• DIRECTIONS FOR THIS TASK
The data below should be restated word for word, with every picture omitted.

• RAW DATA
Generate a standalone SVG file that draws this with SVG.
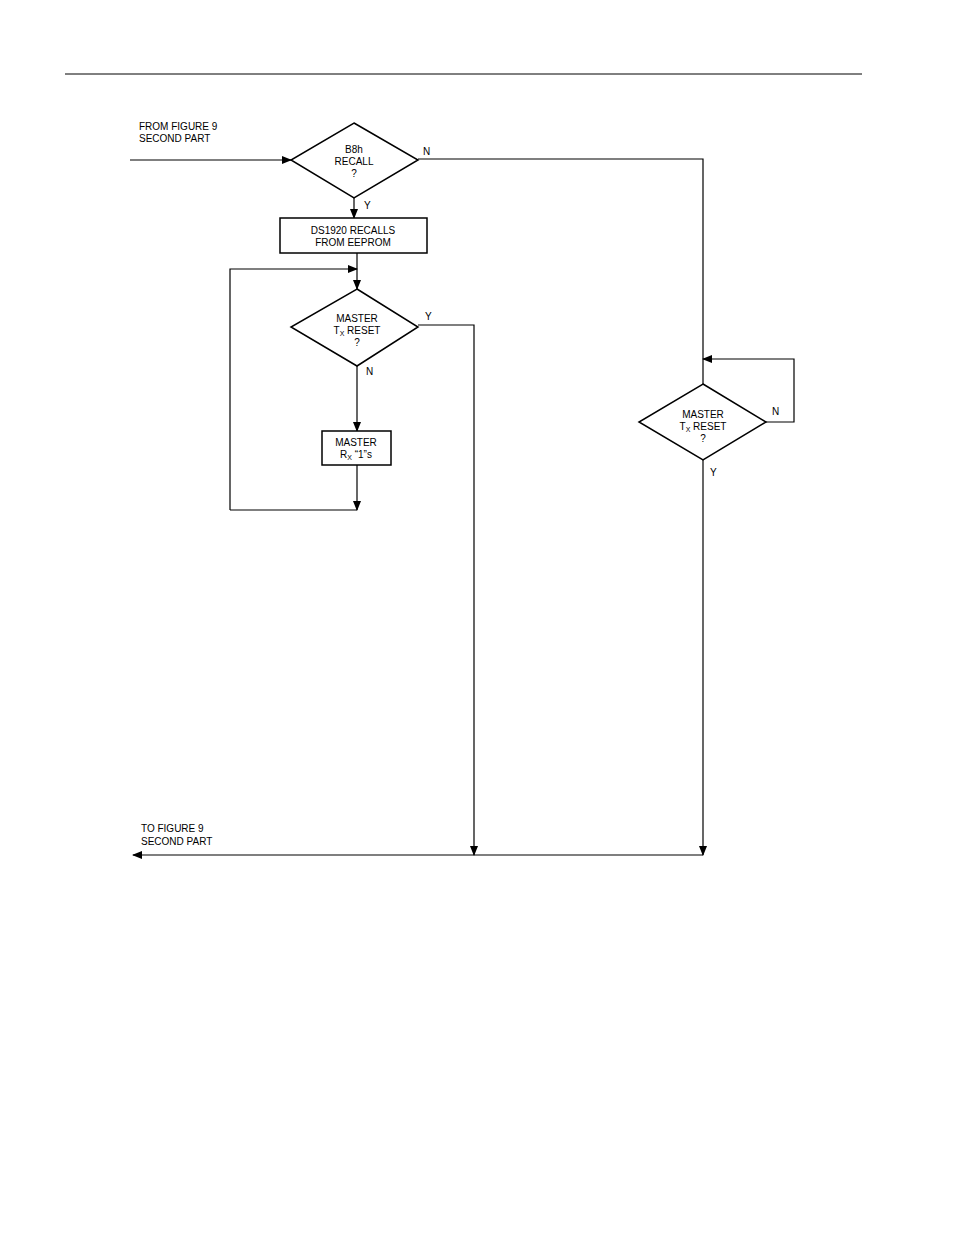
<svg xmlns="http://www.w3.org/2000/svg" width="954" height="1235" viewBox="0 0 954 1235">
<style>
text{font-family:"Liberation Sans",Arial,sans-serif;font-size:10px;fill:#000}
.c{text-anchor:middle}
.s{fill:#fff;stroke:#000;stroke-width:1.5}
.l{fill:none;stroke:#000;stroke-width:1.2}
</style>
<defs><marker id="a" markerWidth="10" markerHeight="8" refX="9" refY="4" orient="auto" markerUnits="userSpaceOnUse"><path d="M0,0 L10,4 L0,8 z" fill="#000"/></marker></defs>
<rect width="954" height="1235" fill="#fff"/>
<line x1="65" y1="74" x2="862" y2="74" stroke="#000" stroke-width="1"/>
<text x="139" y="130">FROM FIGURE 9</text><text x="139" y="142">SECOND PART</text>
<text x="141" y="832">TO FIGURE 9</text><text x="141" y="845">SECOND PART</text>
<g id="connectors">
<path class="l" d="M130,160 H291" marker-end="url(#a)"/>
<path class="l" d="M418,159 H703 V384"/>
<path class="l" d="M354,198 V218" marker-end="url(#a)"/>
<path class="l" d="M357,253 V289" marker-end="url(#a)"/>
<path class="l" d="M230,510 V269 H357" marker-end="url(#a)"/>
<path class="l" d="M357,366 V431" marker-end="url(#a)"/>
<path class="l" d="M357,465 V510" marker-end="url(#a)"/>
<path class="l" d="M357,510 H230"/>
<path class="l" d="M418,325 H474 V855" marker-end="url(#a)"/>
<path class="l" d="M766,422 H794 V359 H703" marker-end="url(#a)"/>
<path class="l" d="M703,460 V855" marker-end="url(#a)"/>
<path class="l" d="M703,855 H133" marker-end="url(#a)"/>
<text x="423" y="155">N</text><text x="364" y="209">Y</text>
<text x="425" y="320">Y</text><text x="366" y="375">N</text>
<text x="772" y="415">N</text><text x="710" y="476">Y</text>
</g>
<g id="d1"><polygon class="s" points="354,123 418,160 354,198 291,160"/>
<text class="c" x="354" y="153">B8h</text><text class="c" x="354" y="165">RECALL</text><text class="c" x="354" y="177">?</text></g>
<g id="b1"><rect class="s" x="280" y="218" width="147" height="35"/>
<text class="c" x="353" y="234">DS1920 RECALLS</text><text class="c" x="353" y="246">FROM EEPROM</text></g>
<g id="d2"><polygon class="s" points="357,289 418,327 357,366 291,327"/>
<text class="c" x="357" y="322">MASTER</text><text class="c" x="357" y="334">T<tspan font-size="7" dy="2">X</tspan><tspan dy="-2"> RESET</tspan></text><text class="c" x="357" y="346">?</text></g>
<g id="b2"><rect class="s" x="322" y="431" width="69" height="34"/>
<text class="c" x="356" y="446">MASTER</text><text class="c" x="356" y="458">R<tspan font-size="7" dy="2">X</tspan><tspan dy="-2"> “1”s</tspan></text></g>
<g id="d3"><polygon class="s" points="703,384 766,422 703,460 639,422"/>
<text class="c" x="703" y="418">MASTER</text><text class="c" x="703" y="430">T<tspan font-size="7" dy="2">X</tspan><tspan dy="-2"> RESET</tspan></text><text class="c" x="703" y="442">?</text></g>
</svg>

• OUTPUT OF THE EXERCISE
Generate a standalone SVG file that draws this with SVG.
<svg xmlns="http://www.w3.org/2000/svg" width="954" height="1235" viewBox="0 0 954 1235">
<style>
text{font-family:"Liberation Sans",Arial,sans-serif;font-size:10px;fill:#000}
.c{text-anchor:middle}
.s{fill:#fff;stroke:#000;stroke-width:1.5}
.l{fill:none;stroke:#000;stroke-width:1.2}
</style>
<defs><marker id="a" markerWidth="10" markerHeight="8" refX="9" refY="4" orient="auto" markerUnits="userSpaceOnUse"><path d="M0,0 L10,4 L0,8 z" fill="#000"/></marker></defs>
<rect width="954" height="1235" fill="#fff"/>
<line x1="65" y1="74" x2="862" y2="74" stroke="#000" stroke-width="1"/>
<text x="139" y="130">FROM FIGURE 9</text><text x="139" y="142">SECOND PART</text>
<text x="141" y="832">TO FIGURE 9</text><text x="141" y="845">SECOND PART</text>
<g id="connectors">
<path class="l" d="M130,160 H291" marker-end="url(#a)"/>
<path class="l" d="M418,159 H703 V384"/>
<path class="l" d="M354,198 V218" marker-end="url(#a)"/>
<path class="l" d="M357,253 V289" marker-end="url(#a)"/>
<path class="l" d="M230,510 V269 H357" marker-end="url(#a)"/>
<path class="l" d="M357,366 V431" marker-end="url(#a)"/>
<path class="l" d="M357,465 V510" marker-end="url(#a)"/>
<path class="l" d="M357,510 H230"/>
<path class="l" d="M418,325 H474 V855" marker-end="url(#a)"/>
<path class="l" d="M766,422 H794 V359 H703" marker-end="url(#a)"/>
<path class="l" d="M703,460 V855" marker-end="url(#a)"/>
<path class="l" d="M703,855 H133" marker-end="url(#a)"/>
<text x="423" y="155">N</text><text x="364" y="209">Y</text>
<text x="425" y="320">Y</text><text x="366" y="375">N</text>
<text x="772" y="415">N</text><text x="710" y="476">Y</text>
</g>
<g id="d1"><polygon class="s" points="354,123 418,160 354,198 291,160"/>
<text class="c" x="354" y="153">B8h</text><text class="c" x="354" y="165">RECALL</text><text class="c" x="354" y="177">?</text></g>
<g id="b1"><rect class="s" x="280" y="218" width="147" height="35"/>
<text class="c" x="353" y="234">DS1920 RECALLS</text><text class="c" x="353" y="246">FROM EEPROM</text></g>
<g id="d2"><polygon class="s" points="357,289 418,327 357,366 291,327"/>
<text class="c" x="357" y="322">MASTER</text><text class="c" x="357" y="334">T<tspan font-size="7" dy="2">X</tspan><tspan dy="-2"> RESET</tspan></text><text class="c" x="357" y="346">?</text></g>
<g id="b2"><rect class="s" x="322" y="431" width="69" height="34"/>
<text class="c" x="356" y="446">MASTER</text><text class="c" x="356" y="458">R<tspan font-size="7" dy="2">X</tspan><tspan dy="-2"> “1”s</tspan></text></g>
<g id="d3"><polygon class="s" points="703,384 766,422 703,460 639,422"/>
<text class="c" x="703" y="418">MASTER</text><text class="c" x="703" y="430">T<tspan font-size="7" dy="2">X</tspan><tspan dy="-2"> RESET</tspan></text><text class="c" x="703" y="442">?</text></g>
</svg>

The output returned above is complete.